Thirty-two former government employees have petitioned Beijing’s State Council demanding authorities let them go back to work. The petitioners, most of them teachers, all claim that they were fired after having more than one child. Because the policy has been revoked, they argue, they deserve to be re-hired.

Their appeal calls for the nation to “re-examine our contribution in alleviating the pressure of an aging population and to revoke the decision to take away our jobs as public institution employees,” according to the South China Morning Post (paywall).

The cases of the petitioners are not frivolous. One of the petitioners, according to Hong Kong newspaper Ming Pao, was a Korean teacher (link in Chinese) from the Shandong province with a master’s degree. Now 47, she became pregnant in 2008, but claims she could not get an abortion because of her health. After giving birth, she was fined 100,000 yuan (about US$15,000) and was fired in 2011. She now works at a supermarket and as a substitute teacher.

Beijing revoked the one-child policy in October 2015, more than three decades after instituting it. Authorities ended it in order to stave off the country’s aging population—though it might be too late for that.

Authorities enforced the policy through means ranging from light fines to forced abortion. But it was not uncommon for families to raise a secret child or two.

“Petitioning” is a form of issuing grievances in China wherein people from all over the country head directly to Beijing and issue complaints to a central government bureau, in hopes of getting a legal case accepted in a state-level court.

Mei Fong, author of One Child: The Story of China’s Most Radical Experiment, thinks the petitioners will probably not see their cases go to trial.

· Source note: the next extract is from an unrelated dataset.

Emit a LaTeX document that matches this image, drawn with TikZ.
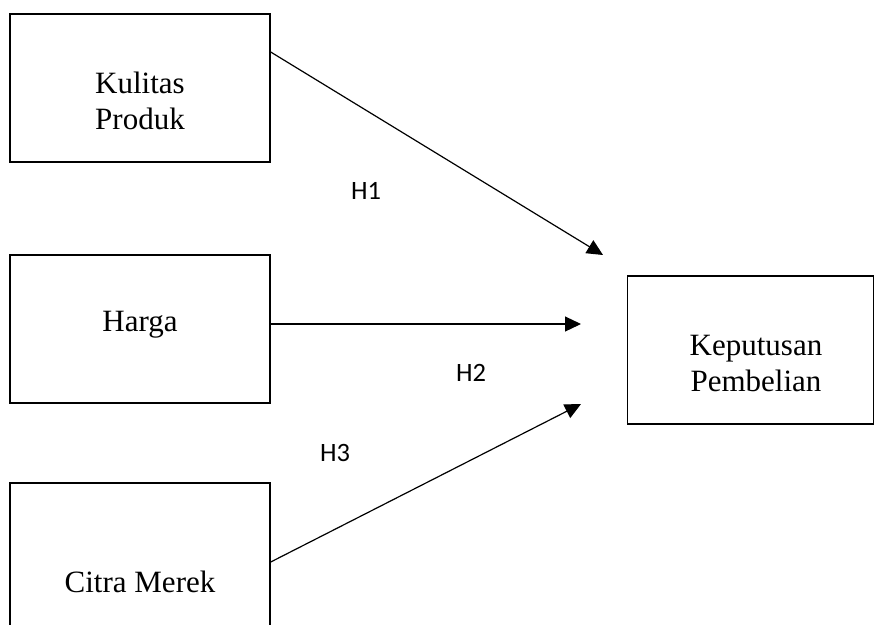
\documentclass[tikz,border=0pt]{standalone}
\usepackage{fontspec}
\setmainfont{Liberation Serif}
\newfontfamily\calib{Carlito}
\usetikzlibrary{arrows.meta}
\begin{document}
\begin{tikzpicture}[x=1pt,y=-1pt,
  box/.style={draw=black,line width=1.4pt,rectangle,inner sep=0pt},
  btext/.style={font=\fontsize{31}{36}\selectfont,align=center,inner sep=0pt},
  hlab/.style={font=\calib\fontsize{26.5}{30}\selectfont,inner sep=0pt},
  conn/.style={line width=1.2pt,-{Triangle[length=16pt,width=15pt]}}]
\useasboundingbox (0,0) rectangle (874,624);
\clip (0,0) rectangle (874,624);
% boxes
\node[box,minimum width=260pt,minimum height=148pt] (kp) at (140,88) {};
\node[btext] (kpt) at (140,101) {Kulitas\\Produk};
\node[box,minimum width=260pt,minimum height=148pt] (h) at (140,329) {};
\node[btext] (ht) at (140,325) {Harga};
\node[box,minimum width=260pt,minimum height=158pt] (cm) at (140,562) {};
\node[btext] (cmt) at (140,582) {Citra Merek};
\node[box,minimum width=246pt,minimum height=148pt] (kpb) at (750.5,350) {};
\node[btext] (kpbt) at (756,363) {Keputusan\\Pembelian};
% arrow ends
\coordinate (e1) at (603,255);
\coordinate (e2) at (581,324);
\coordinate (e3) at (581,404);
\draw[conn] ([yshift=36pt]kp.east) -- (e1);
\draw[conn] ([yshift=5pt]h.east) -- (e2);
\draw[conn] (cm.east) -- (e3);
% labels
\node[hlab] (l1) at (366,191) {H1};
\node[hlab] (l2) at (471,373) {H2};
\node[hlab] (l3) at (335,453) {H3};
\end{tikzpicture}
\end{document}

William Nee, a China researcher at Amnesty International, agrees: ”Unfortunately there are millions— perhaps even hundreds of millions—of people who have been victimized by China’s family-planning apparatus,” he tells Quartz. “While it wouldn’t be too surprising to see some isolated cases of officials who were fired due to having two children perhaps get their jobs back, I wouldn’t expect to see a comprehensive policy aimed at redressing the historic injustices caused by this policy. China has been very loath to deal with large-scale historical issues.”